▸ REQUIRED TASK: Begin with the first line of the material and write out each line exactly, ending with the line that contains "from bokeh.resources import INLINE". Pictures are not part of the copy.

━━━━━ SUPPLIED RECORDS

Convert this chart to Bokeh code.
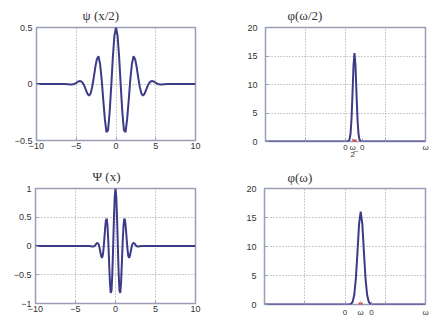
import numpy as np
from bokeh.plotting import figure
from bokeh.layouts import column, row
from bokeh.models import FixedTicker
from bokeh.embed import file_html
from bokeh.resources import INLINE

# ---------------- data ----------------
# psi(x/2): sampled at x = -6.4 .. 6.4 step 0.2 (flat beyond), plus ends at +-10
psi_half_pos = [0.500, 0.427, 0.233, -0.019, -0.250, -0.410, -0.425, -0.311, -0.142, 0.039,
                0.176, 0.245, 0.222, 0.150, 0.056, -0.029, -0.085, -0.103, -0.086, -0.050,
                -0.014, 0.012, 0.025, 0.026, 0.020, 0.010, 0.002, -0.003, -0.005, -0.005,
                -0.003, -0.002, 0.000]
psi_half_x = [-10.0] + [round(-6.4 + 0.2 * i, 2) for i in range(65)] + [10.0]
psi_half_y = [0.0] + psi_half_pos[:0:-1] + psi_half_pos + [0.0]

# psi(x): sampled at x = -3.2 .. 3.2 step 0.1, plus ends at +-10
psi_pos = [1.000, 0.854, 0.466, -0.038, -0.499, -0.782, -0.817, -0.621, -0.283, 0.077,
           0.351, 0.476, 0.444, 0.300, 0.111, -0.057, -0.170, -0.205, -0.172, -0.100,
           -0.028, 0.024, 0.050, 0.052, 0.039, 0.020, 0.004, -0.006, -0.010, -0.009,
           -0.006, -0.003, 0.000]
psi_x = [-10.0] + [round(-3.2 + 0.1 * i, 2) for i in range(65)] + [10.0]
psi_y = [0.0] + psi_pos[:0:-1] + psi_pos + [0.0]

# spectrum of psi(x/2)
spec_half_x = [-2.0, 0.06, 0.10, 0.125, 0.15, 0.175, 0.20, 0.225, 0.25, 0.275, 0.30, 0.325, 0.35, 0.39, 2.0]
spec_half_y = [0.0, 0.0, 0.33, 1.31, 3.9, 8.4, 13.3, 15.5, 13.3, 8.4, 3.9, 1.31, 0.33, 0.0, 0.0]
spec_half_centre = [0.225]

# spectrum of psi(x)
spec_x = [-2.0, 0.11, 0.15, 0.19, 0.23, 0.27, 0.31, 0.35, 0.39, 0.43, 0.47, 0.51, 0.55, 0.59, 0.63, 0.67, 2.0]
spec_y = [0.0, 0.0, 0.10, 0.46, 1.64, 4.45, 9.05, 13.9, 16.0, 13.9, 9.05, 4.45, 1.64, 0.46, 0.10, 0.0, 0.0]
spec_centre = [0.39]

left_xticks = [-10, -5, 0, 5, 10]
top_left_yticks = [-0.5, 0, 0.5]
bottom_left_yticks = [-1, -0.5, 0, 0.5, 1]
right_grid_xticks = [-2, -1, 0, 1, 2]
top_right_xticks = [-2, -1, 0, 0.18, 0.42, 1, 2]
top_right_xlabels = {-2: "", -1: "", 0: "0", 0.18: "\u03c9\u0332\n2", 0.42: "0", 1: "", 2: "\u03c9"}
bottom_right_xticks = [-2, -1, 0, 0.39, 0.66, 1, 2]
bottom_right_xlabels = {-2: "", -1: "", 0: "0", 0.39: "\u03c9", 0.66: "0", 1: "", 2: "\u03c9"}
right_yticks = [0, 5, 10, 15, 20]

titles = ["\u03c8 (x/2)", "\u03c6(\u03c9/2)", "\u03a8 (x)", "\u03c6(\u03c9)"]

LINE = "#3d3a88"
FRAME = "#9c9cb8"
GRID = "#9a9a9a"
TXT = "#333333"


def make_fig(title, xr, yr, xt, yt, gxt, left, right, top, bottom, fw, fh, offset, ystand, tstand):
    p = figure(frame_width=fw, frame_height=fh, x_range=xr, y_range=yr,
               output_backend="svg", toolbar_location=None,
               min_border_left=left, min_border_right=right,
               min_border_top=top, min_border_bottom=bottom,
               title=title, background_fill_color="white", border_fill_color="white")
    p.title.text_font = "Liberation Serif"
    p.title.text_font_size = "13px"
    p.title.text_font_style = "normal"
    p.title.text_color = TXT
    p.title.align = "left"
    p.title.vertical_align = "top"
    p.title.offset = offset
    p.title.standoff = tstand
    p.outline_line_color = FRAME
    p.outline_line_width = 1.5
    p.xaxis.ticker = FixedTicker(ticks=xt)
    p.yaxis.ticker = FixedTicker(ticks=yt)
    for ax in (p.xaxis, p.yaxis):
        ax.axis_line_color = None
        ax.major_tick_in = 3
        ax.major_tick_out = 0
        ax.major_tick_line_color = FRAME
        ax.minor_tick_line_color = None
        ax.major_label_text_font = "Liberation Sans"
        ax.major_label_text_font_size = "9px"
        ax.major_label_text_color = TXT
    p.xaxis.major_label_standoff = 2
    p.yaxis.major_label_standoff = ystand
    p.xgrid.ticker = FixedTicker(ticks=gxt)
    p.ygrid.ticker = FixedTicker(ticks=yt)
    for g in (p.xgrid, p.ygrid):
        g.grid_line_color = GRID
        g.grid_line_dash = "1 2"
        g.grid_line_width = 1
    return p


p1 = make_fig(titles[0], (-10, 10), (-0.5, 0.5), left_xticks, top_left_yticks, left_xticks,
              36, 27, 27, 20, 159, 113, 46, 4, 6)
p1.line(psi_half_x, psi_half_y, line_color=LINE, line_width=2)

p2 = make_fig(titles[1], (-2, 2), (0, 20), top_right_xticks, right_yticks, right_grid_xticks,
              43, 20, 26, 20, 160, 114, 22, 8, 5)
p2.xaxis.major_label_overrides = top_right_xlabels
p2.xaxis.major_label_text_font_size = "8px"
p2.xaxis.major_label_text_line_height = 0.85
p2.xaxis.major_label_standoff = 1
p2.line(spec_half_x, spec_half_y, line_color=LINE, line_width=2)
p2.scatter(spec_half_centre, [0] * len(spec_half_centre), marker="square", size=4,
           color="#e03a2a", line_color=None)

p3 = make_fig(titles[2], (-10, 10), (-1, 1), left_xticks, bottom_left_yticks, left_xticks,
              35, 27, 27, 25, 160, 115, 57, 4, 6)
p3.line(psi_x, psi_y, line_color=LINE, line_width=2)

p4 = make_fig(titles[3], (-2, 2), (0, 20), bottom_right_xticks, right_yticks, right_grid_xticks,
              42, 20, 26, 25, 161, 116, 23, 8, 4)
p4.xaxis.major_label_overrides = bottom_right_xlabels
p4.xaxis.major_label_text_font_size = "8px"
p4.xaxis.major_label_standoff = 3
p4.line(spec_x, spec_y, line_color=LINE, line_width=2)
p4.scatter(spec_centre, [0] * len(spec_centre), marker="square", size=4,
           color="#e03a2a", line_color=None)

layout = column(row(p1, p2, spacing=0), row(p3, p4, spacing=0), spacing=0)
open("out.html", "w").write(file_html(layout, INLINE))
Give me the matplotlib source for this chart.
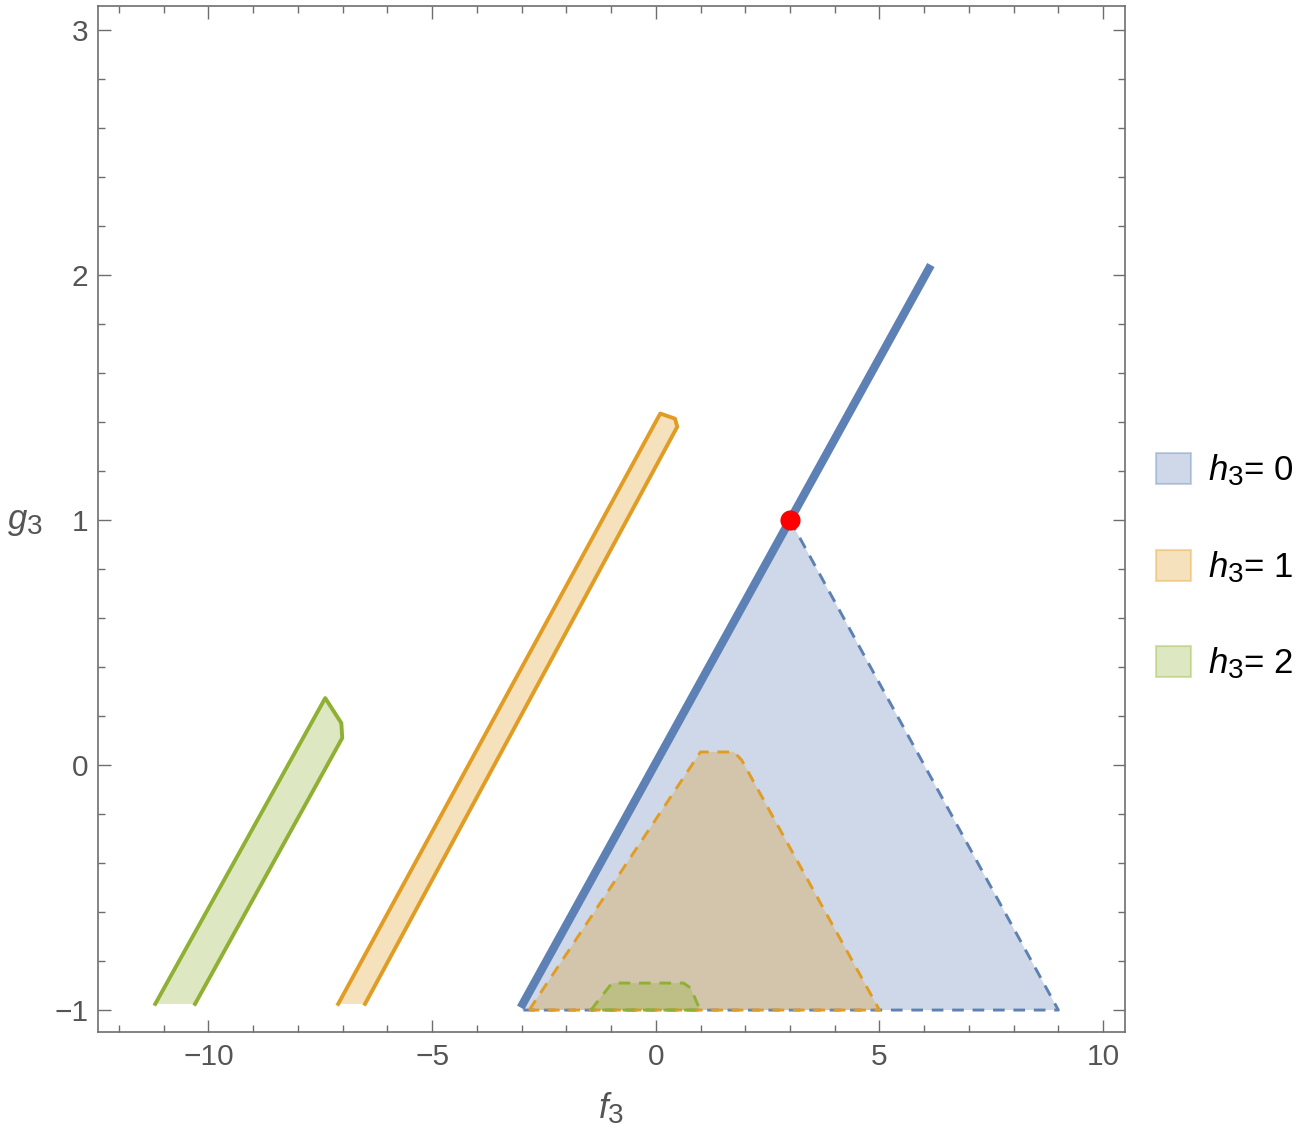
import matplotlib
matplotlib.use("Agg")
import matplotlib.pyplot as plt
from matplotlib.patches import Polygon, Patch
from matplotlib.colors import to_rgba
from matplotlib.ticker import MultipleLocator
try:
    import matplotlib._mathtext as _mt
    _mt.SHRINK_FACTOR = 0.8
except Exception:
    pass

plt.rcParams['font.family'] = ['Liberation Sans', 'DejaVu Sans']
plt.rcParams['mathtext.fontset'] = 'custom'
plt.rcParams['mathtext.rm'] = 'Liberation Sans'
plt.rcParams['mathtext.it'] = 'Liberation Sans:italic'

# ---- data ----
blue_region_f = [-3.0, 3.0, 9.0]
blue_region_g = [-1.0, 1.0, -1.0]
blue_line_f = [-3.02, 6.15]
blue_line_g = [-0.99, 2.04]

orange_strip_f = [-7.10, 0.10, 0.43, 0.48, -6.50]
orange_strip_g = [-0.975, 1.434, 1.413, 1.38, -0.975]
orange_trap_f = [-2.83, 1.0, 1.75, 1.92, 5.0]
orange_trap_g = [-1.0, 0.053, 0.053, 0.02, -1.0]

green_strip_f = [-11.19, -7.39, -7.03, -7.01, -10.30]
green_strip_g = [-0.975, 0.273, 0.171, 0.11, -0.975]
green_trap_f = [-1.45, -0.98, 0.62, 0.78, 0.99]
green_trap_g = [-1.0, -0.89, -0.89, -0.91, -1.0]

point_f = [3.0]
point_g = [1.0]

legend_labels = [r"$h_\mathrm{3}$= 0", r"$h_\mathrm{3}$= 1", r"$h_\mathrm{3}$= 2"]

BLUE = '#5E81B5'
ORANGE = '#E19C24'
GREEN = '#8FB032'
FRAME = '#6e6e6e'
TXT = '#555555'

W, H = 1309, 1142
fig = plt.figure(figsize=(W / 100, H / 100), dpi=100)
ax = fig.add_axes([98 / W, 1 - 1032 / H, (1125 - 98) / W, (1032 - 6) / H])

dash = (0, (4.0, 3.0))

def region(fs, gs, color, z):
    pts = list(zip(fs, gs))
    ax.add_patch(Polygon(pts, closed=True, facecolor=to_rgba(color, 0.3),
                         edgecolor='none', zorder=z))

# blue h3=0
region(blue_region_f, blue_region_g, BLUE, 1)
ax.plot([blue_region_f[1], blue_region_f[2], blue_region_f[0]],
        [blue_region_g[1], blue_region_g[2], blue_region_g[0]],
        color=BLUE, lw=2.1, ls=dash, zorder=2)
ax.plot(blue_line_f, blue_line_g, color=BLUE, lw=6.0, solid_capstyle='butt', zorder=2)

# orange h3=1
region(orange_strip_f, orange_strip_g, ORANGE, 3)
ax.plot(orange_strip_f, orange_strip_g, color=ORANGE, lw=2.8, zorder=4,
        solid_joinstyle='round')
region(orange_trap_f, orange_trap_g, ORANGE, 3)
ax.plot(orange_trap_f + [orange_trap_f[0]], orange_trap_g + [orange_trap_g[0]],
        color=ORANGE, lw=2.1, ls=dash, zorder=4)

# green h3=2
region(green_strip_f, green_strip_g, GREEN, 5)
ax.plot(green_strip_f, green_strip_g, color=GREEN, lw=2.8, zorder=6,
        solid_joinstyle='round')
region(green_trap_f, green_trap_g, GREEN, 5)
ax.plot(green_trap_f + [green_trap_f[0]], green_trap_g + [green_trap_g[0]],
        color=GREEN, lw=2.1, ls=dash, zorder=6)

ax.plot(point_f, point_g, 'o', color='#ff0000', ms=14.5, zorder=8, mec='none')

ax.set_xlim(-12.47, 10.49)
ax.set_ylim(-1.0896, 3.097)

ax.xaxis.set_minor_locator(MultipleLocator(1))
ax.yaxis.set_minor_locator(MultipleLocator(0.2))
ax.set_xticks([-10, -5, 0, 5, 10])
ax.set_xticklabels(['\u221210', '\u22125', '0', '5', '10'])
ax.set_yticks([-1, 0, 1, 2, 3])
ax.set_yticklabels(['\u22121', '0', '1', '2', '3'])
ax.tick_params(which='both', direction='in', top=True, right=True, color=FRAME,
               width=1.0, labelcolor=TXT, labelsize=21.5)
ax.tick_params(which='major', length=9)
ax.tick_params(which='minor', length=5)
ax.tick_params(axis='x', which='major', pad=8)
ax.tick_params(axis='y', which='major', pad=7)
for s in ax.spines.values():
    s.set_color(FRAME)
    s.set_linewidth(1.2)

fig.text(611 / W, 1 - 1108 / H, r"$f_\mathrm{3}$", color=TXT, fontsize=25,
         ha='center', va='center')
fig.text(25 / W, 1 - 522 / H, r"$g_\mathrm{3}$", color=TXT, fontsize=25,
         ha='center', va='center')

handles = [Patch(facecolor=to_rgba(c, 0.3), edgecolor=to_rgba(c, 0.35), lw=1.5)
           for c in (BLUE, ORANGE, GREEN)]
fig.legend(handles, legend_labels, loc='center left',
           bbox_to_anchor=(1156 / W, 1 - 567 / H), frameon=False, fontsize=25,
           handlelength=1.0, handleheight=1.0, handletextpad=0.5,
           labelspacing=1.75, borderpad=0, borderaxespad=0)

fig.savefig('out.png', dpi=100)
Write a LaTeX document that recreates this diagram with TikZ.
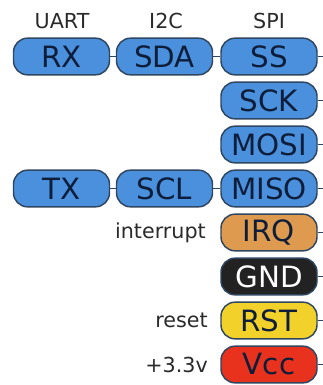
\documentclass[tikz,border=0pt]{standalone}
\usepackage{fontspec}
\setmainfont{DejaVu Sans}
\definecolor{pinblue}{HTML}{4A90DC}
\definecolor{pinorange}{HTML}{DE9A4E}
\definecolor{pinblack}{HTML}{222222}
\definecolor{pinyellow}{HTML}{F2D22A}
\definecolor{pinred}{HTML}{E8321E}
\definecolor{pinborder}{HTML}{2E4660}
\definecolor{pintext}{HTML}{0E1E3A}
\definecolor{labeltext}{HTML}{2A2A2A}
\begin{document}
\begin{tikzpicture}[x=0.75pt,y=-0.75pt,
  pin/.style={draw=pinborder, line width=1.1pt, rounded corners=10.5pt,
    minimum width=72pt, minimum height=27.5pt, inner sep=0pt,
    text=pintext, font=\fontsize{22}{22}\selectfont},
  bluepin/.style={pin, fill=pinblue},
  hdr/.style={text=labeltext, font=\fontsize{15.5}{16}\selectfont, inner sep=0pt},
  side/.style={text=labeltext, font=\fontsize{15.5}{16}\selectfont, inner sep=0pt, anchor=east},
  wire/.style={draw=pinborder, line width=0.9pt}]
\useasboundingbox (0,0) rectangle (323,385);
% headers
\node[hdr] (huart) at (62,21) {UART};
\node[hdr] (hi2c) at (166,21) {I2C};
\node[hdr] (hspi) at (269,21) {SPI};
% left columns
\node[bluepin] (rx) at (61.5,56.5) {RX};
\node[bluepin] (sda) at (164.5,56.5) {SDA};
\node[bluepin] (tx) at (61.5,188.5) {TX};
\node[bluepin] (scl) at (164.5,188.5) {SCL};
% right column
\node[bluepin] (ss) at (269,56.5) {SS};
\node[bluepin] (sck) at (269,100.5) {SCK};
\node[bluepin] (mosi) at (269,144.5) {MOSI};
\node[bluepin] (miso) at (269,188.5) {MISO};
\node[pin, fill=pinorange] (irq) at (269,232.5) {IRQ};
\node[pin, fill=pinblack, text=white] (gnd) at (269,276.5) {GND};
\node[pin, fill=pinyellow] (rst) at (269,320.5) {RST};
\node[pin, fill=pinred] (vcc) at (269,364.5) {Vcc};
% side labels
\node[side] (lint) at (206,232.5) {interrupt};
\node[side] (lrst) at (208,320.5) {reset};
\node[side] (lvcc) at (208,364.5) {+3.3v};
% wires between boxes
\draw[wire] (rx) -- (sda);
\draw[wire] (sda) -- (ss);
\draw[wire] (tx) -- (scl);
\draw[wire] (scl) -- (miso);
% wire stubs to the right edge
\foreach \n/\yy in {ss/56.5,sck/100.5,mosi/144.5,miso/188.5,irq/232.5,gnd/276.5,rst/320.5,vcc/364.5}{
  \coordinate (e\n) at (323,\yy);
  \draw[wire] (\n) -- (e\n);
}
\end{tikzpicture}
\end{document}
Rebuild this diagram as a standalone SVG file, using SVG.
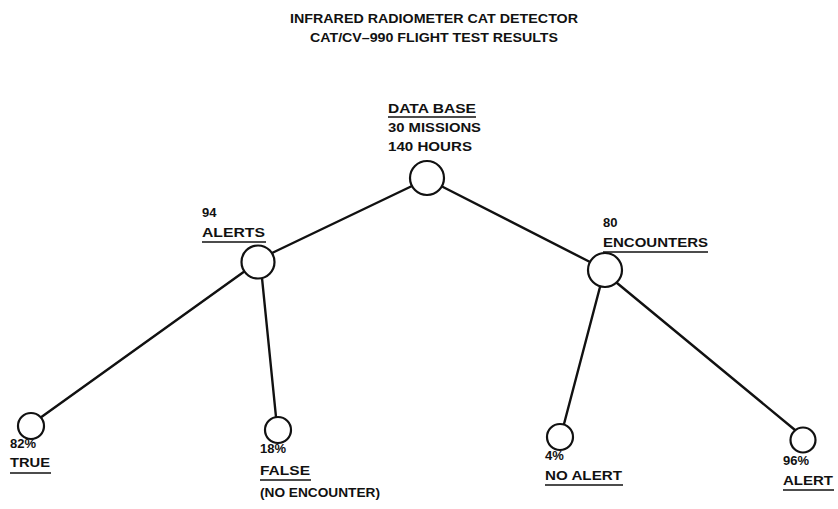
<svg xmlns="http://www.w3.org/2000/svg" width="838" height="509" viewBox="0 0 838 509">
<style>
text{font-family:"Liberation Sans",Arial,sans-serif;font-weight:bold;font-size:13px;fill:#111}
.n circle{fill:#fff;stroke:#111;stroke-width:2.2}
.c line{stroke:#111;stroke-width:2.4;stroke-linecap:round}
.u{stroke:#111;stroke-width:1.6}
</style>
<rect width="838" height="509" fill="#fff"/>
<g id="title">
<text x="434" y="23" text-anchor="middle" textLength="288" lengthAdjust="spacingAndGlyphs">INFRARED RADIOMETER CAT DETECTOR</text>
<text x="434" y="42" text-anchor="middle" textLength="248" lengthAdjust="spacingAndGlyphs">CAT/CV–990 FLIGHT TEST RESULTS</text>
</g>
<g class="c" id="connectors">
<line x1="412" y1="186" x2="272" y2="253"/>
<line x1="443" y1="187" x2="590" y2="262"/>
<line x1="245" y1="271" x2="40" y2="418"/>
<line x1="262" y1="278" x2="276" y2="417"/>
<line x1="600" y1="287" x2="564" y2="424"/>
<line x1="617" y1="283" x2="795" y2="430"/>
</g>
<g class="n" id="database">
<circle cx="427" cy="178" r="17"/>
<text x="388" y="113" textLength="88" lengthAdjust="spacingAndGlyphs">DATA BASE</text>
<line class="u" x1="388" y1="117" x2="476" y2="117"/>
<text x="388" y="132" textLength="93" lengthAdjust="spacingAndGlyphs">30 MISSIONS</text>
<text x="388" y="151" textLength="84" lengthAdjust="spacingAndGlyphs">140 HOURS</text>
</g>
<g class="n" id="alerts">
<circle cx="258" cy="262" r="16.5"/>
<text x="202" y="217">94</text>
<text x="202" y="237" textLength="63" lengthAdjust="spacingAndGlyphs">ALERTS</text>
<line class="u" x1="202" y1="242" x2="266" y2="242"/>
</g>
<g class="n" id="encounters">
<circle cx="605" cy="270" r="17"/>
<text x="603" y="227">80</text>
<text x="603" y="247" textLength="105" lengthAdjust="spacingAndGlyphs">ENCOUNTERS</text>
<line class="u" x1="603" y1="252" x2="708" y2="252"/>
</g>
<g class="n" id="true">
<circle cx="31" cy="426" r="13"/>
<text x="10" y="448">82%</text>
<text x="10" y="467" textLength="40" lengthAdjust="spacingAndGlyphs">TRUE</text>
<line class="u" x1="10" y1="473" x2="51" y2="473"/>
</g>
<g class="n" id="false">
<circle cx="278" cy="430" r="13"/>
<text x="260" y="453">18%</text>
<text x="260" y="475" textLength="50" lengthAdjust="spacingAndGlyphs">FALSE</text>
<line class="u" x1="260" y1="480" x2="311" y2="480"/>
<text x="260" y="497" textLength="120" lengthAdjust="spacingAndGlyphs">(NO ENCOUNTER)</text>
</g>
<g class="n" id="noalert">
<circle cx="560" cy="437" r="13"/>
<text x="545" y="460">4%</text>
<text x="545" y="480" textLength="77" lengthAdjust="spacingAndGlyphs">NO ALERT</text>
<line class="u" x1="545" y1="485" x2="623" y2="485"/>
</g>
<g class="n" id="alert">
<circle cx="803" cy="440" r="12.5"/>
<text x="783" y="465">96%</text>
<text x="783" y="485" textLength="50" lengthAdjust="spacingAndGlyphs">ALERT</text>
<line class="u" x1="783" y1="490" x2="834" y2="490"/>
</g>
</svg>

━━━━━━━━━━

▸ ANSWER TO THIS EXERCISE:
Convert this chart to Bokeh code.
import numpy as np
from bokeh.plotting import figure
from bokeh.layouts import column, row
from bokeh.models import FixedTicker
from bokeh.embed import file_html
from bokeh.resources import INLINE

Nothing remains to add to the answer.